Synopsis of analysis:

This analysis was performed to determine how gene families determined by OrthoFinder
correspond to previously determined ohnologs to explore whether OrthoFinder may or may
not be over-splitting known ohnologs into separate gene families.

Analysis is based on previously determined ohnologs, publicly available from here: 
http://ohnologs.curie.fr/
Strict ohnologs were used for this analysis for human, anole, possum, danio, and gar
The main paper reports numbers for human, as they were similar to those of the other four
species. Results for all five species are summarized in the supplementary text.

Step 1 (bash): Ohnolog files are reformatted for easier processing in R. SequenceIDs.txt 
from OrthoFinder is also reformatted so the Ensembl protein IDs can be matched to Ensembl
gene IDs using biomaRt.

Step 2 (R): Ohnolog txt files contain Ensembl gene IDs, while Ensembl proteins were clustered
by OrthoFinder.

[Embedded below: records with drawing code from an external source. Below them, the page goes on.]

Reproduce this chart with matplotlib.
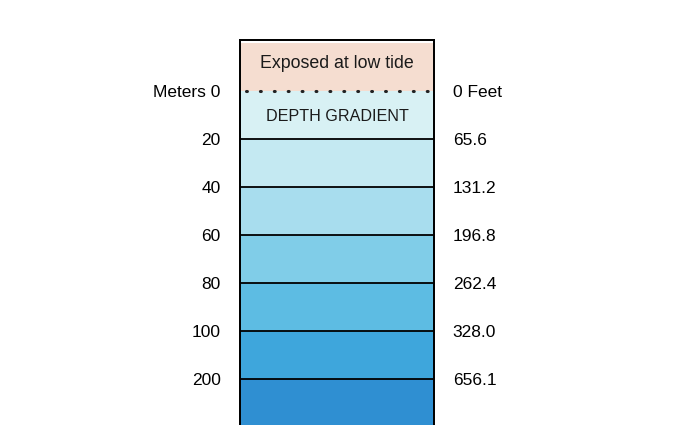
import matplotlib.pyplot as plt

# depth bands, top to bottom
band_labels = ["Exposed at low tide", "DEPTH GRADIENT", "", "", "", "", "", ""]
band_colors = ["#f5ddd0", "#d8f1f4", "#c4e9f2", "#a8ddee", "#80cde8",
               "#5dbce3", "#3ea6dc", "#2f8fd2"]
meters = ["Meters 0", "20", "40", "60", "80", "100", "200"]
feet = ["0 Feet", "65.6", "131.2", "196.8", "262.4", "328.0", "656.1"]

plt.rcParams["font.family"] = ["Liberation Sans", "DejaVu Sans"]

fig = plt.figure(figsize=(6.77, 4.25), dpi=100)
ax = fig.add_axes([240 / 677, 0.0, 194 / 677, 1 - 40 / 425])

# band k spans y=k-1..k (exposed band above 0)
for i, col in enumerate(band_colors):
    ax.axhspan(i - 1, i, color=col, lw=0)

ax.text(0.5, -1 + 0.42, band_labels[0], ha="center", va="center",
        fontsize=12.8, color="#1a1a1a", transform=ax.get_yaxis_transform())
ax.text(0.5, 0.54, band_labels[1], ha="center", va="center",
        fontsize=11.6, color="#1a1a1a", transform=ax.get_yaxis_transform())

# separators: dotted at sea level, solid below
ax.axhline(0, xmin=0.03, xmax=0.97, color="#222222", lw=2.2,
           linestyle=(0, (0.3, 4.25)), dash_capstyle="round")
for k in range(1, len(meters)):
    ax.axhline(k, color="black", lw=1.3)

ax.set_xlim(0, 1)
ax.set_ylim(6.96, -1.06)
ax.set_xticks([])
ax.set_yticks(range(len(meters)))
ax.set_yticklabels(meters, fontsize=12.5)
ax.tick_params(axis="y", length=0, pad=14)

ax2 = ax.twinx()
ax2.set_ylim(ax.get_ylim())
ax2.set_yticks(range(len(feet)))
ax2.set_yticklabels(feet, fontsize=12.5)
ax2.tick_params(axis="y", length=0, pad=13.5)

for a in (ax, ax2):
    a.spines["bottom"].set_visible(False)
    for s in ("left", "right", "top"):
        a.spines[s].set_linewidth(1.3)
        a.spines[s].set_color("black")

fig.savefig("out.png", dpi=100)
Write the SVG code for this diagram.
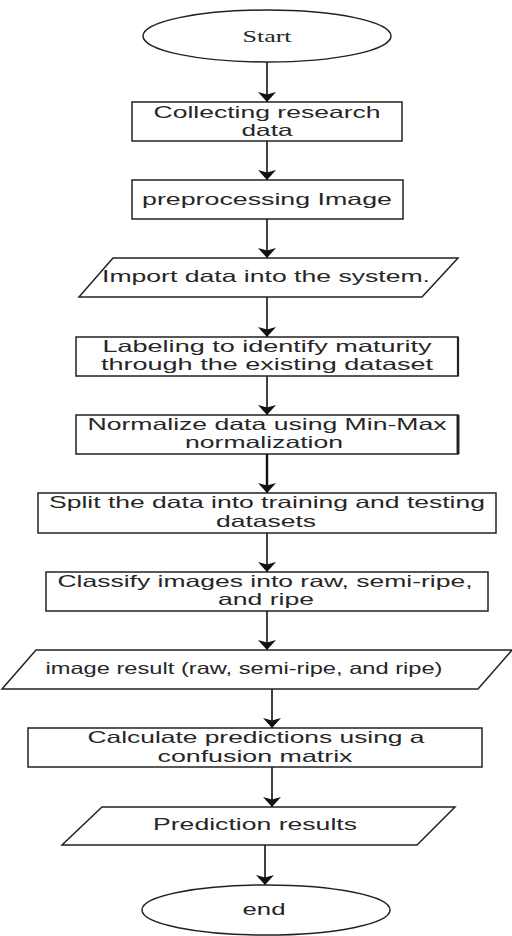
<svg xmlns="http://www.w3.org/2000/svg" width="512" height="936" viewBox="0 0 512 936">
  <style>
    .shape { fill: #ffffff; stroke: #222222; stroke-width: 1.5; }
    .edge { stroke: #222222; fill: none; }
    .label { font-family: "Liberation Sans", Arial, sans-serif; font-size: 16.5px; fill: #262626; text-anchor: middle; }
    .serif { font-family: "Liberation Serif", "Times New Roman", serif; font-size: 17px; fill: #262626; text-anchor: middle; }
    .flow { stroke: #111111; stroke-width: 1.6; fill: none; marker-end: url(#head); }
  </style>
  <defs>
    <marker id="head" viewBox="0 0 10 18" refX="10" refY="9" markerWidth="10" markerHeight="18" markerUnits="userSpaceOnUse" orient="auto">
      <path d="M0,0 L10,9 L0,18 L2.5,9 Z" fill="#111111"/>
    </marker>
  </defs>
  <rect x="0" y="0" width="512" height="936" fill="#ffffff"/>

  <!-- connectors -->
  <g id="connectors">
    <line class="flow" x1="267" y1="62" x2="267" y2="102"/>
    <line class="flow" x1="267" y1="141" x2="267" y2="180"/>
    <line class="flow" x1="267" y1="219" x2="267" y2="258"/>
    <line class="flow" x1="267" y1="297" x2="267" y2="337"/>
    <line class="flow" x1="267" y1="376" x2="267" y2="415"/>
    <line class="flow" x1="267" y1="454" x2="267" y2="493" style="stroke-width:2.4"/>
    <line class="flow" x1="267" y1="533" x2="267" y2="572"/>
    <line class="flow" x1="267" y1="611" x2="267" y2="650"/>
    <line class="flow" x1="272" y1="689" x2="272" y2="728"/>
    <line class="flow" x1="272" y1="767" x2="272" y2="807"/>
    <line class="flow" x1="265" y1="845" x2="265" y2="885"/>
  </g>

  <g id="start">
    <ellipse class="shape" cx="267" cy="36" rx="124" ry="26"/>
    <text class="serif" x="267" y="42" textLength="49" lengthAdjust="spacingAndGlyphs">Start</text>
  </g>

  <g id="collect">
    <rect class="shape" x="132" y="102" width="270" height="39"/>
    <text class="label" x="267" y="118" textLength="227" lengthAdjust="spacingAndGlyphs">Collecting research</text>
    <text class="label" x="267" y="136" textLength="51" lengthAdjust="spacingAndGlyphs">data</text>
  </g>

  <g id="preprocess">
    <rect class="shape" x="132" y="180" width="271" height="39"/>
    <text class="label" x="267" y="205" textLength="250" lengthAdjust="spacingAndGlyphs">preprocessing Image</text>
  </g>

  <g id="import">
    <polygon class="shape" points="113,258 458,258 422,297 79,297"/>
    <text class="label" x="266" y="282" textLength="328" lengthAdjust="spacingAndGlyphs">Import data into the system.</text>
  </g>

  <g id="labeling">
    <rect class="shape" x="76" y="337" width="382" height="39"/>
    <line class="edge" x1="458" y1="337" x2="458" y2="376" stroke-width="2.2"/>
    <text class="label" x="267" y="352" textLength="329" lengthAdjust="spacingAndGlyphs">Labeling to identify maturity</text>
    <text class="label" x="267" y="370" textLength="332" lengthAdjust="spacingAndGlyphs">through the existing dataset</text>
  </g>

  <g id="normalize">
    <rect class="shape" x="76" y="415" width="382" height="39"/>
    <line class="edge" x1="458" y1="415" x2="458" y2="454" stroke-width="3"/>
    <text class="label" x="267" y="430" textLength="359" lengthAdjust="spacingAndGlyphs">Normalize data using Min-Max</text>
    <text class="label" x="264" y="448" textLength="158" lengthAdjust="spacingAndGlyphs">normalization</text>
  </g>

  <g id="split">
    <rect class="shape" x="38" y="493" width="458" height="40"/>
    <text class="label" x="267" y="508" textLength="436" lengthAdjust="spacingAndGlyphs">Split the data into training and testing</text>
    <text class="label" x="266" y="527" textLength="100" lengthAdjust="spacingAndGlyphs">datasets</text>
  </g>

  <g id="classify">
    <rect class="shape" x="46" y="572" width="442" height="39"/>
    <text class="label" x="265" y="587" textLength="415" lengthAdjust="spacingAndGlyphs">Classify images into raw, semi-ripe,</text>
    <text class="label" x="266" y="605" textLength="96" lengthAdjust="spacingAndGlyphs">and ripe</text>
  </g>

  <g id="image-result">
    <polygon class="shape" points="36,650 512,650 478,689 2,689"/>
    <text class="label" x="244" y="674" textLength="397" lengthAdjust="spacingAndGlyphs">image result (raw, semi-ripe, and ripe)</text>
  </g>

  <g id="calculate">
    <rect class="shape" x="28" y="728" width="454" height="39"/>
    <text class="label" x="256" y="743" textLength="337" lengthAdjust="spacingAndGlyphs">Calculate predictions using a</text>
    <text class="label" x="255" y="762" textLength="195" lengthAdjust="spacingAndGlyphs">confusion matrix</text>
  </g>

  <g id="prediction">
    <polygon class="shape" points="102,807 455,807 417,845 62,845"/>
    <text class="label" x="255" y="830" textLength="204" lengthAdjust="spacingAndGlyphs">Prediction results</text>
  </g>

  <g id="end">
    <ellipse class="shape" cx="266" cy="910" rx="124" ry="25"/>
    <text class="label" x="264" y="915" textLength="43" lengthAdjust="spacingAndGlyphs">end</text>
  </g>
</svg>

Hence, to match them up, we use biomaRt to determine the Ensembl gene IDs
for all sequences from OrthoFinder. 

Step 3 (bash): With the linkage between Ensembl gene IDs and protein IDs, IDs are matched 
between the ohnolog files and the orthogroups to determine which ohnologs contain sequences
corresponding to which orthogroups. Oversplit ohnologs will hence match multiple orthogroups.
The number of times an ohnolog is matched to an orthogroup is counted to determine how often
ohnologs appeared in multiple orthogroups.